Wednesday, October 11, 2017

Liezbeth



I know having favorites is generally frowned upon. However, there is this young girl who is about 13 by now, who completely stole my heart.

Her name is Liezbeth.

She was three when I met her during my stay in Bolivia. Most children are pretty passionate at age three, though their personalities channel that zest in different ways. Liz wore her passion on her sleeve. And all over the room.

Tia Fabiola used to set her up on top of a play house in the classroom so that she would be forced to sit still. She was perched up there like a bird in a cage, knowing she couldn’t escape. But even the caged bird sings.

I remember being SO excited one day when Liz jumped up in my lap, because she was not a cuddly type of girl. I was like, “finally, I think we are connecting a little bit.” Alas, she only wanted my gum. And she proceeded to grab it right out of my mouth while I was trying to ask her what she wanted.

She wanted my gum, not my attention.

I recently got back in touch with Tia Fabiola. She let me know that Liezbeth and her family no longer live in the prison – dad was released about a year ago, so Fabiola has lost touch with them. They live out in the Bolivian countryside somewhere.
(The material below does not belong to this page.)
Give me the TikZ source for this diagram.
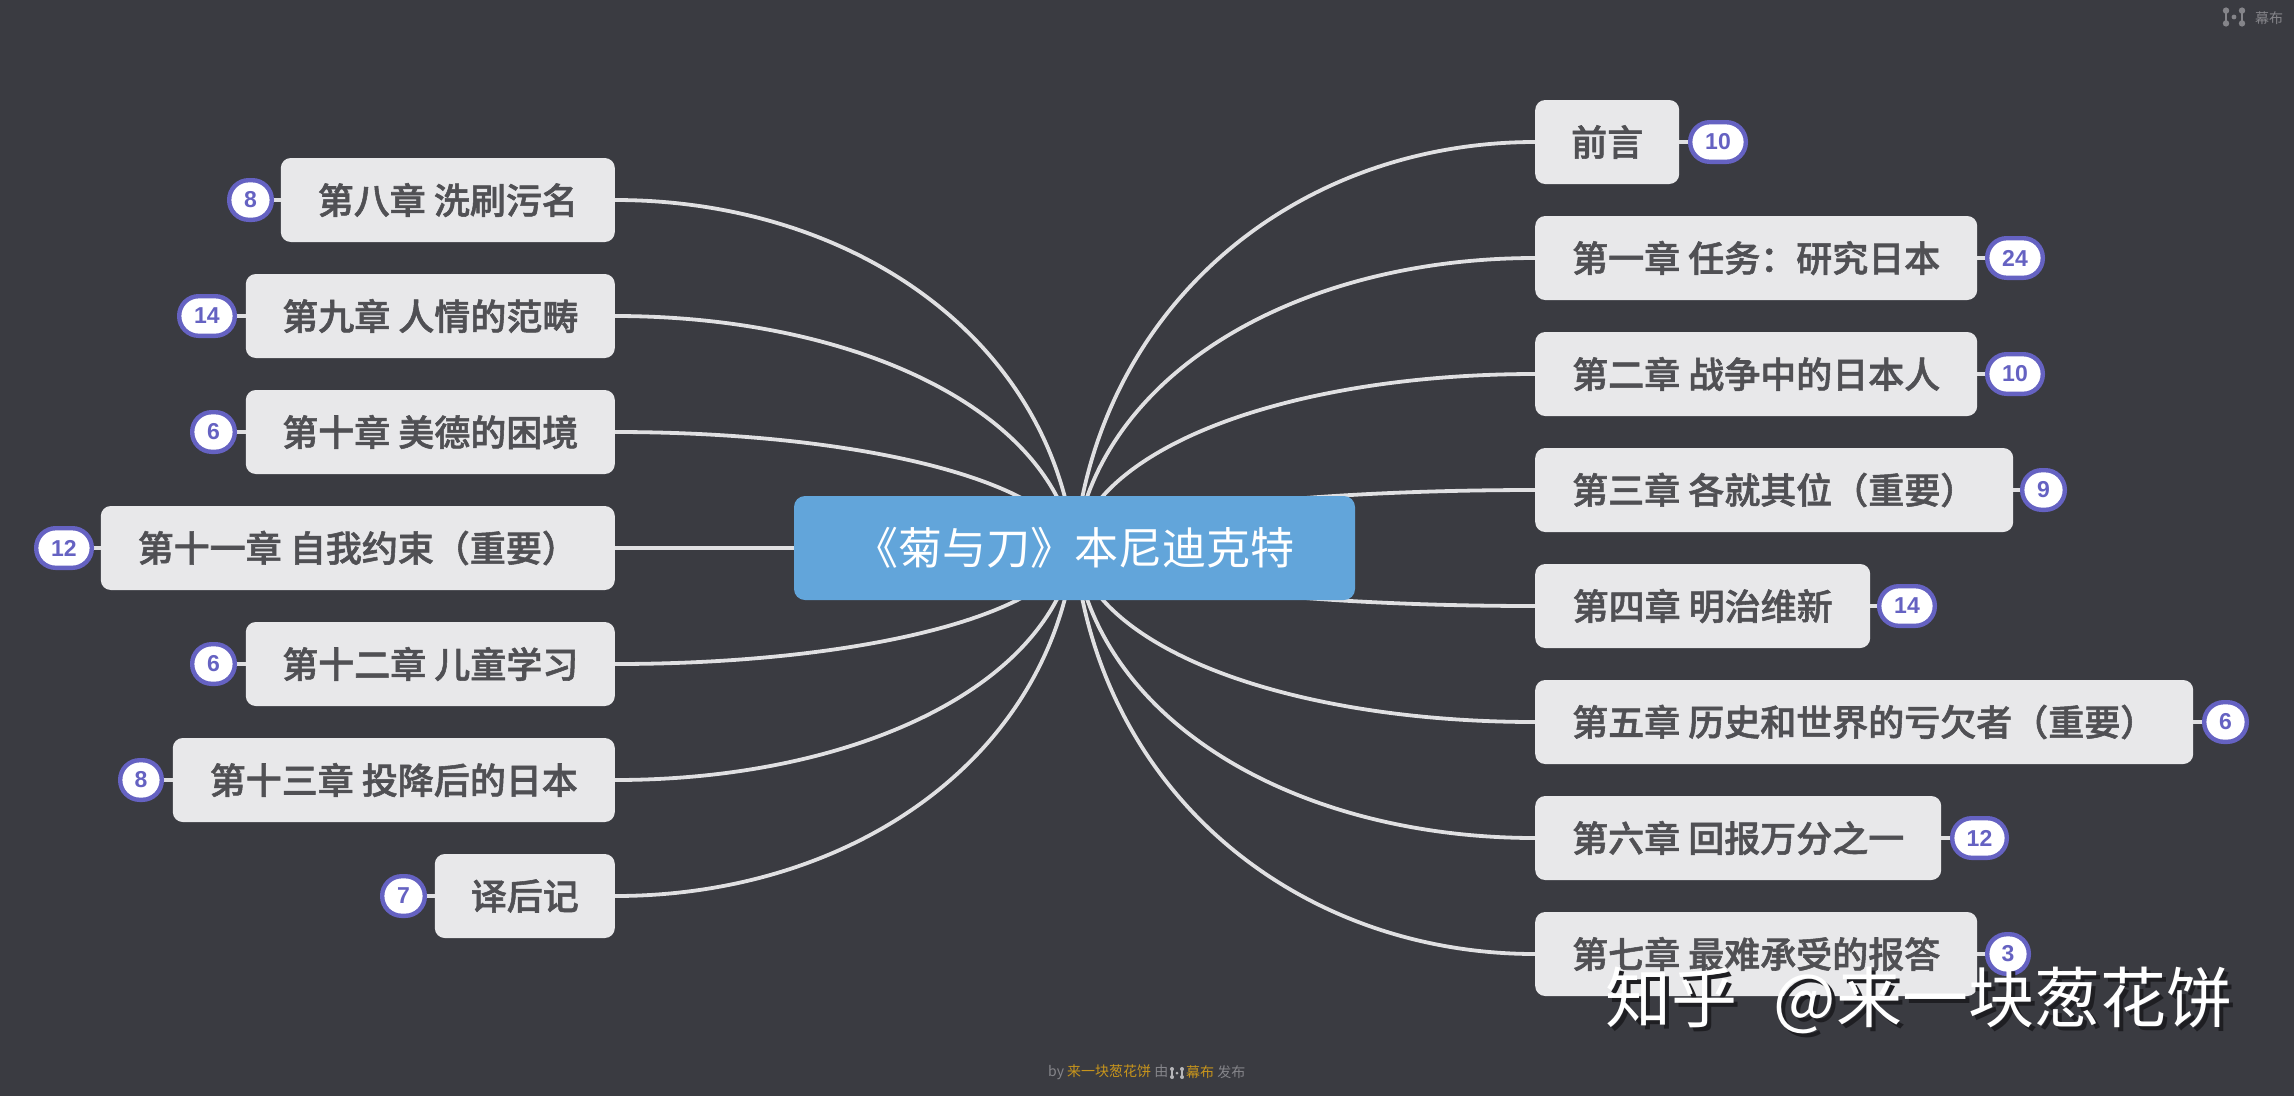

There are hopes and dreams I have for Liz: I hope she knows what a gem she is, I hope she lets Jesus heal the parts of her heart that have been broken into pieces during her first 13 years on this earth. I hope I’ll see her in heaven, because I don’t think we’ll see each other again before that day. I dream that she’ll be strong and know that her identity is Christ, not in anything or anyone else.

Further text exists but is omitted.